- [GIVEN DATA]:
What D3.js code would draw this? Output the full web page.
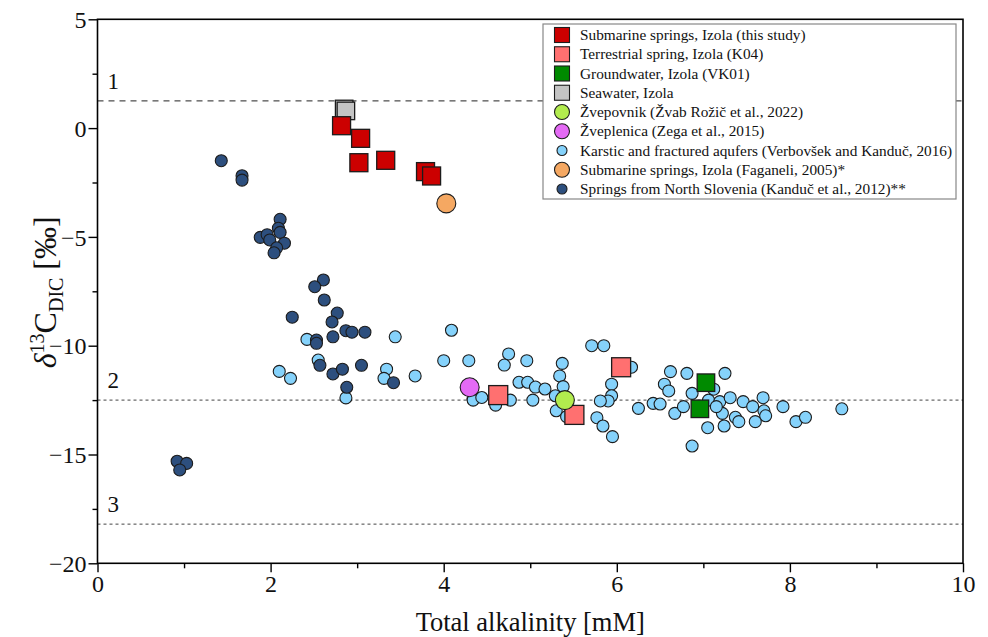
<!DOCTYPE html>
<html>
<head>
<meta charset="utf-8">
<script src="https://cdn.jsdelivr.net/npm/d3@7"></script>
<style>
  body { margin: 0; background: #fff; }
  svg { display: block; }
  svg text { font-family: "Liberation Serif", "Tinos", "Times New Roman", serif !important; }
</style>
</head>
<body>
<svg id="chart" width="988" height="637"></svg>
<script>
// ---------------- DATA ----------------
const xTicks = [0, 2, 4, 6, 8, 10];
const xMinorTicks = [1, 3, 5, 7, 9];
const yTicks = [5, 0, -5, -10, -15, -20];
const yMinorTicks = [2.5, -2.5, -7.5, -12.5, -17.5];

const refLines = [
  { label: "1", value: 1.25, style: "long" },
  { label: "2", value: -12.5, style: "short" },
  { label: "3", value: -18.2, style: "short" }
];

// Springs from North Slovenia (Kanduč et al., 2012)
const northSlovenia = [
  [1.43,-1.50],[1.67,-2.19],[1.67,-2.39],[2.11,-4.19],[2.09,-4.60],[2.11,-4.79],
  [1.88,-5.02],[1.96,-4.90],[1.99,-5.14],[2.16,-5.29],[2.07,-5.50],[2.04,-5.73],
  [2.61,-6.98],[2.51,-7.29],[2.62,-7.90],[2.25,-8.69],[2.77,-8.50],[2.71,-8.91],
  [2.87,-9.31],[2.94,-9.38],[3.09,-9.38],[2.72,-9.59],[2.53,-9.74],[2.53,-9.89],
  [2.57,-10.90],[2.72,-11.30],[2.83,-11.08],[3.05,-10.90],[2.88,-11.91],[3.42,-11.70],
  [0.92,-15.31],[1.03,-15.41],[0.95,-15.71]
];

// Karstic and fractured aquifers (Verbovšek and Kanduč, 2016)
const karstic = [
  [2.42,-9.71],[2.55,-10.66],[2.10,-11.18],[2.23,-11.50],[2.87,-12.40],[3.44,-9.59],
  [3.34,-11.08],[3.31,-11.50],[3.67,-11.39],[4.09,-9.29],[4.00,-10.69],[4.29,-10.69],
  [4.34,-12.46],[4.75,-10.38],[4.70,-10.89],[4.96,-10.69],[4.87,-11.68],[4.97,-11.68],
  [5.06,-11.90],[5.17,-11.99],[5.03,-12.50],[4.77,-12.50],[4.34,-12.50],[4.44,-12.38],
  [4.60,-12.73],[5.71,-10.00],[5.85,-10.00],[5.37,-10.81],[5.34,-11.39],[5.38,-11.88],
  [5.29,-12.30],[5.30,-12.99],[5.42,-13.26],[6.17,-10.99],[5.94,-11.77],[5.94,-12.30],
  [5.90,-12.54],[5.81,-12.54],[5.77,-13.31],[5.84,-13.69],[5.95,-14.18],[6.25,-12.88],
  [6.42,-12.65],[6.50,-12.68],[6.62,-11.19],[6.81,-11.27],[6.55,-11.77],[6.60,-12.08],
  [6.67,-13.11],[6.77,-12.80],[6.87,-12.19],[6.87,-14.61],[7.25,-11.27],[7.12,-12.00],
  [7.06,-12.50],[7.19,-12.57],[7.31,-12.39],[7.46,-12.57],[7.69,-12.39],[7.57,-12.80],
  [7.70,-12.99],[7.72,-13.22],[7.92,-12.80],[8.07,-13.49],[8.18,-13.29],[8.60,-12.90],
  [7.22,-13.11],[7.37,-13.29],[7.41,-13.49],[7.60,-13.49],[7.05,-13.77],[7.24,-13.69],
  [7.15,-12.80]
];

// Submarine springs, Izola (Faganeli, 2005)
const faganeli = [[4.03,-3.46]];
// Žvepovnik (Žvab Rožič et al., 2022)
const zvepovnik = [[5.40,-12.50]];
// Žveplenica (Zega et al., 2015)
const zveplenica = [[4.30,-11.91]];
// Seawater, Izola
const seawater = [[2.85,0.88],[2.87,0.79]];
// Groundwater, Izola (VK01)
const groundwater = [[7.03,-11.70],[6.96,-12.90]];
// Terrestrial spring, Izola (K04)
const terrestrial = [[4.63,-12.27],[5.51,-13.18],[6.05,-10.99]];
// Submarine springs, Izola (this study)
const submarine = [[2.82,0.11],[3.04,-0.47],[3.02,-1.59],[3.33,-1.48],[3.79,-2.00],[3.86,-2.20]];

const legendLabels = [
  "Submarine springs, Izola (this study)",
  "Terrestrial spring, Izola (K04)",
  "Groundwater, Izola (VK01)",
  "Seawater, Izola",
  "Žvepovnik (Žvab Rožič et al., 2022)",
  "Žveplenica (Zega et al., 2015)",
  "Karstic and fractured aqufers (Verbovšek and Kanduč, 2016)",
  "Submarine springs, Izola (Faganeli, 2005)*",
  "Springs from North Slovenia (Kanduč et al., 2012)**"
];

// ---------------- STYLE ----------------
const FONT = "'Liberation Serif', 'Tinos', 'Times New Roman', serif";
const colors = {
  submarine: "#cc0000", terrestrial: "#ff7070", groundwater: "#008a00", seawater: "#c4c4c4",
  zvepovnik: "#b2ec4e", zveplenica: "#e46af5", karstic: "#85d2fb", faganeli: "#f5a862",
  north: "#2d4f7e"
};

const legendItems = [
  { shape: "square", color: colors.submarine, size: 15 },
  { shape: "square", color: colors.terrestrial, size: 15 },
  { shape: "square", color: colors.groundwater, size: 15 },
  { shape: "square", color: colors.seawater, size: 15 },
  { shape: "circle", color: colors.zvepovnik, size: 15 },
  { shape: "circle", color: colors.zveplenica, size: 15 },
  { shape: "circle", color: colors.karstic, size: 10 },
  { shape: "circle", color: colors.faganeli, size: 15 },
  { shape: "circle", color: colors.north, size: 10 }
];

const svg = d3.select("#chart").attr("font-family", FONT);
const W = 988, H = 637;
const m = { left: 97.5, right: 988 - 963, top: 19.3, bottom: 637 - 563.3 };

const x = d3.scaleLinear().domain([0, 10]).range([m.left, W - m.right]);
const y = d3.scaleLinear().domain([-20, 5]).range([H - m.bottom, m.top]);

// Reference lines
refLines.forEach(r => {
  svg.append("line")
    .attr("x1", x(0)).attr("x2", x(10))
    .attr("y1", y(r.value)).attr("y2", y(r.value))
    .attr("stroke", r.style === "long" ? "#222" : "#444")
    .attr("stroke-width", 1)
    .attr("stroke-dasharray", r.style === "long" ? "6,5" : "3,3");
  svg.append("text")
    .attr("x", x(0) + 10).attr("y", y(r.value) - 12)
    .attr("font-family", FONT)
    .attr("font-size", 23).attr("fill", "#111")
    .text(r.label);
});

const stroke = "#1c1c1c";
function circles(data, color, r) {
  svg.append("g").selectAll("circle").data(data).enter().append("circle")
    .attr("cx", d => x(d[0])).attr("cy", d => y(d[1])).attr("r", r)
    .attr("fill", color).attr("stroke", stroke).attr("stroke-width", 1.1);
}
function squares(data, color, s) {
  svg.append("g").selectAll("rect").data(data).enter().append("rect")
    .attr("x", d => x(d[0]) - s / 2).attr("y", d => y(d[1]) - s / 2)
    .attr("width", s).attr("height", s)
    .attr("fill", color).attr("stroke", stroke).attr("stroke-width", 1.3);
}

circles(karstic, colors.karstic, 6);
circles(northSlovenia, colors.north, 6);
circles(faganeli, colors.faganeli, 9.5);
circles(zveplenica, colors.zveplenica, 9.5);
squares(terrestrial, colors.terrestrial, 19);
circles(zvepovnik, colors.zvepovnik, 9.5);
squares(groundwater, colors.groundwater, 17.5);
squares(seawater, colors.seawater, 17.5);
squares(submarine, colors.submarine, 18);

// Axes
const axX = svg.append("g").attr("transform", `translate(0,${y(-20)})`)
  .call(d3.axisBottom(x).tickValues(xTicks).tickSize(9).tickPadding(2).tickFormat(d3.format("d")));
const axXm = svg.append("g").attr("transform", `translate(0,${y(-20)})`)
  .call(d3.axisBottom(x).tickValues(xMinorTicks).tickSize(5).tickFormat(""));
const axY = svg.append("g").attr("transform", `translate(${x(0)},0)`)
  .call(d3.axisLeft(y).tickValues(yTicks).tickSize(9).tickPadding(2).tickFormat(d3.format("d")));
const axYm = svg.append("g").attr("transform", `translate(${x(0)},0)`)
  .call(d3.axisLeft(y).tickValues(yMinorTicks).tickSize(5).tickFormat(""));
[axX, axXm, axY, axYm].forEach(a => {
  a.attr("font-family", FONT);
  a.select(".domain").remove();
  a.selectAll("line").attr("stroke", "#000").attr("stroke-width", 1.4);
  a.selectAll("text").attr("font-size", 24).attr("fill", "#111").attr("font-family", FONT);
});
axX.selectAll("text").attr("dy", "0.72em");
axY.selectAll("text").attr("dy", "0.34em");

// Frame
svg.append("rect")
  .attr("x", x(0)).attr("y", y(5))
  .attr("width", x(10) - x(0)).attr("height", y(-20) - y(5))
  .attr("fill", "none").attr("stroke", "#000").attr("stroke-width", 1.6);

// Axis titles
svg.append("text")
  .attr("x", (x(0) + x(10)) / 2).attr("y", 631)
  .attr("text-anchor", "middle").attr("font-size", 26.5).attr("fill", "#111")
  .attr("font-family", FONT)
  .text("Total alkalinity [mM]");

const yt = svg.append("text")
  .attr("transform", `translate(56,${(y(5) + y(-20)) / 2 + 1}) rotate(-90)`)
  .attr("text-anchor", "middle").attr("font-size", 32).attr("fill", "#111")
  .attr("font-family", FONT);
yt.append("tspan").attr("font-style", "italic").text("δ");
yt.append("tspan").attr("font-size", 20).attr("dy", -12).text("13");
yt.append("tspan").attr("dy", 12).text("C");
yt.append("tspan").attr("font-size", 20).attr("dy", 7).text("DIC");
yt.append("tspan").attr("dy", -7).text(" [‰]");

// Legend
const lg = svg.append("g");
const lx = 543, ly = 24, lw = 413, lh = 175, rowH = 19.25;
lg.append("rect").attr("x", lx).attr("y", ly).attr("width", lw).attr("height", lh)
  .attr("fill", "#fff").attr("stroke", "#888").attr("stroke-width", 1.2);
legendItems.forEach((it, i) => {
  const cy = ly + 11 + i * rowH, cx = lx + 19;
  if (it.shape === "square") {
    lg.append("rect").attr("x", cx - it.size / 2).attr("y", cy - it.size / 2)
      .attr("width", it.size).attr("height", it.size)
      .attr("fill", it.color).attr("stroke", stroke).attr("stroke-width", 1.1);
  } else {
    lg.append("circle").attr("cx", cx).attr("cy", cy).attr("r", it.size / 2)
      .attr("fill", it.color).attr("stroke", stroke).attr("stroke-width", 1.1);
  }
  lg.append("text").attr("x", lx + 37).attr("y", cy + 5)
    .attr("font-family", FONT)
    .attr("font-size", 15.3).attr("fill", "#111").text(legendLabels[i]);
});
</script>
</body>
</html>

- [WORK TO DO]: Say the number of lines in the listing that hold "this", with no added words.

- [PROBLEM SOLUTION]: 3